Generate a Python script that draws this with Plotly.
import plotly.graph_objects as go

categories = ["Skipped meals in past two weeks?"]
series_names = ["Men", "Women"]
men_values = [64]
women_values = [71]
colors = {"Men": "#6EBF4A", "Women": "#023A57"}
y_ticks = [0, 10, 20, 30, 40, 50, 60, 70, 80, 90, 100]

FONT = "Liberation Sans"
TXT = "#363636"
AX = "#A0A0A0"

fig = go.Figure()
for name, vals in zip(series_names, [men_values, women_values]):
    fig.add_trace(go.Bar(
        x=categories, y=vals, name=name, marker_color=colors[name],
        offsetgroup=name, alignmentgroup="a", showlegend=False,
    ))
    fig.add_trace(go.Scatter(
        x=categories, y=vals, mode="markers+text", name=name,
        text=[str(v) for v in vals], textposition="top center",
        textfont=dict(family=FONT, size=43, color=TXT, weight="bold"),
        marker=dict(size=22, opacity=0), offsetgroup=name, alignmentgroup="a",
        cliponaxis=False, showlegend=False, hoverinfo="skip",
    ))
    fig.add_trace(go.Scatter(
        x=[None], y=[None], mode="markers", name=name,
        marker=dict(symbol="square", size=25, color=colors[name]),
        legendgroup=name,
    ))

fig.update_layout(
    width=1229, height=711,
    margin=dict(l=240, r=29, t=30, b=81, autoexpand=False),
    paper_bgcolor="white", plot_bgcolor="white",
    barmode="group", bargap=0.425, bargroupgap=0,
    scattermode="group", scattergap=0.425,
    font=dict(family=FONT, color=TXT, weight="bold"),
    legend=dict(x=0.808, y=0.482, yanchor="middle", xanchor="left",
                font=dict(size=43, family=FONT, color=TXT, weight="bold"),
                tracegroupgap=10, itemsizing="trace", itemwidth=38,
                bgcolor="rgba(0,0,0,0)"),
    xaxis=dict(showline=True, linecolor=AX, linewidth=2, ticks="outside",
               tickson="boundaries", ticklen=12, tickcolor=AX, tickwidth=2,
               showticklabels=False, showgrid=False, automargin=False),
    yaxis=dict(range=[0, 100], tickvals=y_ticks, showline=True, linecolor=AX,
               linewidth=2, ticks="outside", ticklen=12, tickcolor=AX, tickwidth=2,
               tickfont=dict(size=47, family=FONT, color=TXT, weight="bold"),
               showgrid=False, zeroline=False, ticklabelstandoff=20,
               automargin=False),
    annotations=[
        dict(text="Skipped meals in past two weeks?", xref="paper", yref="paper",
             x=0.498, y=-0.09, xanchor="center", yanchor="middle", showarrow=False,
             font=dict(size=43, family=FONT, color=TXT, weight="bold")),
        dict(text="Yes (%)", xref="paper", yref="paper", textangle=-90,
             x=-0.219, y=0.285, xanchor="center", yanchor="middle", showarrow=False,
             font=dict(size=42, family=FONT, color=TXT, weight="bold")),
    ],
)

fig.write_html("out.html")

=-=-=

Goal of the exercise: Extract each line of the listing above, copying it word for word.

Output for this task:
Generate a Python script that draws this with Plotly.
import plotly.graph_objects as go

categories = ["Skipped meals in past two weeks?"]
series_names = ["Men", "Women"]
men_values = [64]
women_values = [71]
colors = {"Men": "#6EBF4A", "Women": "#023A57"}
y_ticks = [0, 10, 20, 30, 40, 50, 60, 70, 80, 90, 100]

FONT = "Liberation Sans"
TXT = "#363636"
AX = "#A0A0A0"

fig = go.Figure()
for name, vals in zip(series_names, [men_values, women_values]):
    fig.add_trace(go.Bar(
        x=categories, y=vals, name=name, marker_color=colors[name],
        offsetgroup=name, alignmentgroup="a", showlegend=False,
    ))
    fig.add_trace(go.Scatter(
        x=categories, y=vals, mode="markers+text", name=name,
        text=[str(v) for v in vals], textposition="top center",
        textfont=dict(family=FONT, size=43, color=TXT, weight="bold"),
        marker=dict(size=22, opacity=0), offsetgroup=name, alignmentgroup="a",
        cliponaxis=False, showlegend=False, hoverinfo="skip",
    ))
    fig.add_trace(go.Scatter(
        x=[None], y=[None], mode="markers", name=name,
        marker=dict(symbol="square", size=25, color=colors[name]),
        legendgroup=name,
    ))

fig.update_layout(
    width=1229, height=711,
    margin=dict(l=240, r=29, t=30, b=81, autoexpand=False),
    paper_bgcolor="white", plot_bgcolor="white",
    barmode="group", bargap=0.425, bargroupgap=0,
    scattermode="group", scattergap=0.425,
    font=dict(family=FONT, color=TXT, weight="bold"),
    legend=dict(x=0.808, y=0.482, yanchor="middle", xanchor="left",
                font=dict(size=43, family=FONT, color=TXT, weight="bold"),
                tracegroupgap=10, itemsizing="trace", itemwidth=38,
                bgcolor="rgba(0,0,0,0)"),
    xaxis=dict(showline=True, linecolor=AX, linewidth=2, ticks="outside",
               tickson="boundaries", ticklen=12, tickcolor=AX, tickwidth=2,
               showticklabels=False, showgrid=False, automargin=False),
    yaxis=dict(range=[0, 100], tickvals=y_ticks, showline=True, linecolor=AX,
               linewidth=2, ticks="outside", ticklen=12, tickcolor=AX, tickwidth=2,
               tickfont=dict(size=47, family=FONT, color=TXT, weight="bold"),
               showgrid=False, zeroline=False, ticklabelstandoff=20,
               automargin=False),
    annotations=[
        dict(text="Skipped meals in past two weeks?", xref="paper", yref="paper",
             x=0.498, y=-0.09, xanchor="center", yanchor="middle", showarrow=False,
             font=dict(size=43, family=FONT, color=TXT, weight="bold")),
        dict(text="Yes (%)", xref="paper", yref="paper", textangle=-90,
             x=-0.219, y=0.285, xanchor="center", yanchor="middle", showarrow=False,
             font=dict(size=42, family=FONT, color=TXT, weight="bold")),
    ],
)

fig.write_html("out.html")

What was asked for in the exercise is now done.